■ **Given task**
Using the listing below, select the lines with the word "this" and copy them.

——————————

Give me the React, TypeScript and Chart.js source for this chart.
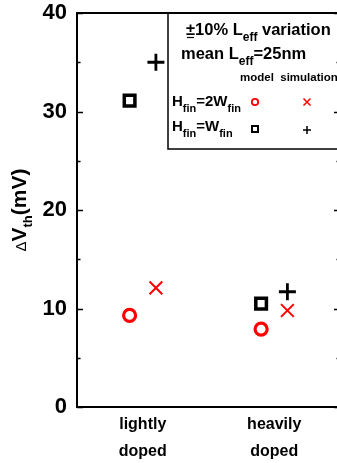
import React, { useEffect, useRef } from "react";
import { Chart, registerables } from "chart.js";

Chart.register(...registerables);

// ---- data ----
const categories = [["lightly", "doped"], ["heavily", "doped"]];
const categoryPos = [1, 2];
const modelOffset = -0.1;
const simOffset = 0.1;
const modelHfin2W = [9.3, 7.9];
const simHfin2W = [12.1, 9.8];
const modelHfinW = [31.1, 10.5];
const simHfinW = [35.0, 11.7];
const yMajorTicks = [0, 10, 20, 30, 40];
const yMinorTicks = [5, 15, 25, 35];

const FONT = "'Liberation Sans', Arial, sans-serif";
const RED = "#ff0000";

type Part = { t: string; sub?: boolean };

function drawRich(ctx: CanvasRenderingContext2D, parts: Part[], x: number, y: number, main: string, sub: string, subDy: number) {
  let cx = x;
  for (const p of parts) {
    ctx.font = p.sub ? sub : main;
    ctx.fillText(p.t, cx, p.sub ? y + subDy : y);
    cx += ctx.measureText(p.t).width;
  }
  return cx;
}

const decorPlugin = {
  id: "decor",
  afterDraw(chart: any) {
    const { ctx, chartArea } = chart;
    const { left, right, top, bottom } = chartArea;
    const y = chart.scales.y;
    ctx.save();
    ctx.strokeStyle = "#000";
    ctx.lineWidth = 2;
    ctx.strokeRect(left, top, right - left, bottom - top);
    ctx.lineWidth = 1.5;
    for (const v of yMajorTicks) {
      const py = Math.round(y.getPixelForValue(v)) + 0.5;
      ctx.beginPath();
      ctx.moveTo(left, py); ctx.lineTo(left + 6, py);
      ctx.moveTo(right, py); ctx.lineTo(right - 6, py);
      ctx.stroke();
    }
    for (const v of yMinorTicks) {
      const py = Math.round(y.getPixelForValue(v)) + 0.5;
      ctx.beginPath();
      ctx.moveTo(left, py); ctx.lineTo(left + 3.5, py);
      ctx.moveTo(right, py); ctx.lineTo(right - 3.5, py);
      ctx.stroke();
    }

    // y axis title, rotated
    ctx.save();
    ctx.translate(26, (top + bottom) / 2);
    ctx.rotate(-Math.PI / 2);
    ctx.fillStyle = "#000";
    ctx.textBaseline = "alphabetic";
    const tParts: Part[] = [{ t: "\u0394" }, { t: "V" }, { t: "th", sub: true }, { t: "(mV)" }];
    let w = 0;
    const mainF = `bold 21px ${FONT}`;
    const subF = `bold 13px ${FONT}`;
    const deltaF = `15px ${FONT}`;
    for (const p of tParts) {
      ctx.font = p.t === "\u0394" ? deltaF : p.sub ? subF : mainF;
      w += ctx.measureText(p.t).width;
    }
    let cx = -w / 2;
    for (const p of tParts) {
      ctx.font = p.t === "\u0394" ? deltaF : p.sub ? subF : mainF;
      ctx.fillText(p.t, cx, p.sub ? 6 : 0);
      cx += ctx.measureText(p.t).width;
    }
    ctx.restore();

    // legend box
    const bx = 168, by = top, bb = 149;
    ctx.lineWidth = 1.5;
    ctx.strokeStyle = "#000";
    ctx.beginPath();
    ctx.moveTo(right + 10, by);
    ctx.lineTo(bx, by);
    ctx.lineTo(bx, bb);
    ctx.lineTo(right + 10, bb);
    ctx.stroke();

    ctx.fillStyle = "#000";
    ctx.textBaseline = "alphabetic";
    const lf = `bold 16.5px ${FONT}`;
    const ls = `bold 12px ${FONT}`;
    ctx.font = lf;
    const pmW = ctx.measureText("\u00b1").width;
    drawRich(ctx, [{ t: "\u00b110% L" }, { t: "eff", sub: true }, { t: " variation" }], 186, 35, lf, ls, 6);
    ctx.lineWidth = 1.2;
    ctx.beginPath();
    ctx.moveTo(187, 37.5); ctx.lineTo(186 + pmW - 1, 37.5);
    ctx.stroke();
    drawRich(ctx, [{ t: "mean L" }, { t: "eff", sub: true }, { t: "=25nm" }], 181, 59, lf, ls, 6);
    ctx.font = `bold 11.5px ${FONT}`;
    ctx.textAlign = "center";
    ctx.fillText("model", 257, 81);
    ctx.fillText("simulation", 309, 81);
    ctx.textAlign = "left";
    const hf = `bold 15px ${FONT}`;
    const hs = `bold 11px ${FONT}`;
    drawRich(ctx, [{ t: "H" }, { t: "fin", sub: true }, { t: "=2W" }, { t: "fin", sub: true }], 172, 106, hf, hs, 6);
    drawRich(ctx, [{ t: "H" }, { t: "fin", sub: true }, { t: "=W" }, { t: "fin", sub: true }], 172, 131, hf, hs, 6);

    ctx.strokeStyle = RED;
    ctx.lineWidth = 1.8;
    ctx.beginPath();
    ctx.arc(255, 102, 3.2, 0, Math.PI * 2);
    ctx.stroke();
    ctx.lineWidth = 1.5;
    ctx.beginPath();
    ctx.moveTo(303.5, 98.5); ctx.lineTo(310.5, 105.5);
    ctx.moveTo(310.5, 98.5); ctx.lineTo(303.5, 105.5);
    ctx.stroke();
    ctx.strokeStyle = "#000";
    ctx.lineWidth = 2;
    ctx.strokeRect(252, 126, 6, 6);
    ctx.lineWidth = 1.5;
    ctx.beginPath();
    ctx.moveTo(303, 130); ctx.lineTo(311, 130);
    ctx.moveTo(307, 126); ctx.lineTo(307, 134);
    ctx.stroke();

    ctx.restore();
  },
};

export default function App() {
  const ref = useRef<HTMLCanvasElement>(null);
  useEffect(() => {
    if (!ref.current) return;
    const chart = new Chart(ref.current, {
      type: "scatter",
      data: {
        datasets: [
          {
            label: "model Hfin=2Wfin",
            data: modelHfin2W.map((v, i) => ({ x: categoryPos[i] + modelOffset, y: v })),
            pointStyle: "circle",
            pointRadius: 6,
            borderColor: RED,
            backgroundColor: "rgba(0,0,0,0)",
            pointBorderWidth: 3.2,
          },
          {
            label: "simulation Hfin=2Wfin",
            data: simHfin2W.map((v, i) => ({ x: categoryPos[i] + simOffset, y: v })),
            pointStyle: "crossRot",
            pointRadius: 9,
            borderColor: RED,
            backgroundColor: RED,
            pointBorderWidth: 2,
          },
          {
            label: "model Hfin=Wfin",
            data: modelHfinW.map((v, i) => ({ x: categoryPos[i] + modelOffset, y: v })),
            pointStyle: "rect",
            pointRadius: 7.5,
            borderColor: "#000",
            backgroundColor: "rgba(0,0,0,0)",
            pointBorderWidth: 3.5,
          },
          {
            label: "simulation Hfin=Wfin",
            data: simHfinW.map((v, i) => ({ x: categoryPos[i] + simOffset, y: v })),
            pointStyle: "cross",
            pointRadius: 8.5,
            borderColor: "#000",
            backgroundColor: "#000",
            pointBorderWidth: 2.8,
          },
        ],
      },
      options: {
        responsive: false,
        animation: false,
        layout: { autoPadding: false, padding: { top: 13, right: 2, left: 0, bottom: 0 } },
        plugins: { legend: { display: false }, tooltip: { enabled: false } },
        scales: {
          x: {
            type: "linear",
            min: 0.5,
            max: 2.5,
            grid: { display: false },
            border: { display: false },
            afterBuildTicks: (scale: any) => {
              scale.ticks = categoryPos.map((v) => ({ value: v }));
            },
            afterFit: (scale: any) => {
              scale.height = 56;
              scale.paddingLeft = 0;
              scale.paddingRight = 0;
            },
            ticks: {
              autoSkip: false,
              maxRotation: 0,
              padding: -4,
              color: "#000",
              font: { family: FONT, size: 16, weight: "bold", lineHeight: 1.7 },
              callback: (value: any) => {
                const i = categoryPos.indexOf(Number(value));
                return i >= 0 ? categories[i] : "";
              },
            },
          },
          y: {
            min: 0,
            max: 40,
            grid: { display: false },
            border: { display: false },
            afterFit: (scale: any) => {
              scale.width = 77;
              scale.paddingTop = 0;
              scale.paddingBottom = 0;
            },
            ticks: {
              stepSize: 10,
              padding: 2,
              color: "#000",
              font: { family: FONT, size: 22, weight: "bold" },
            },
          },
        },
      },
      plugins: [decorPlugin],
    } as any);
    return () => chart.destroy();
  }, []);

  return (
    <div style={{ position: "fixed", left: 0, top: 0, width: 337, height: 463, overflow: "hidden", background: "#fff" }}>
      <canvas ref={ref} width={342} height={463} style={{ display: "block" }} />
    </div>
  );
}
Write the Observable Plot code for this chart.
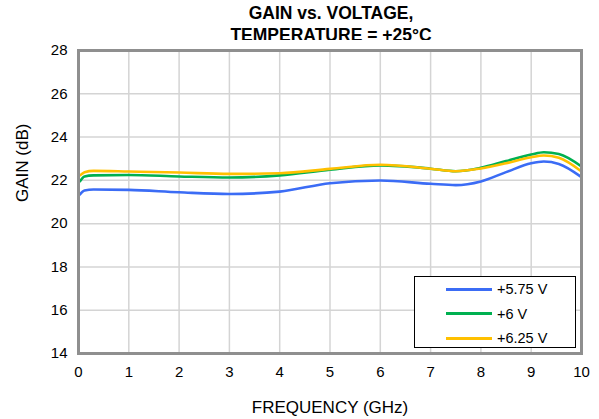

——————————

■ **Task output**
Give me the React, TypeScript and Chart.js source for this chart.
Write the Observable Plot code for this chart.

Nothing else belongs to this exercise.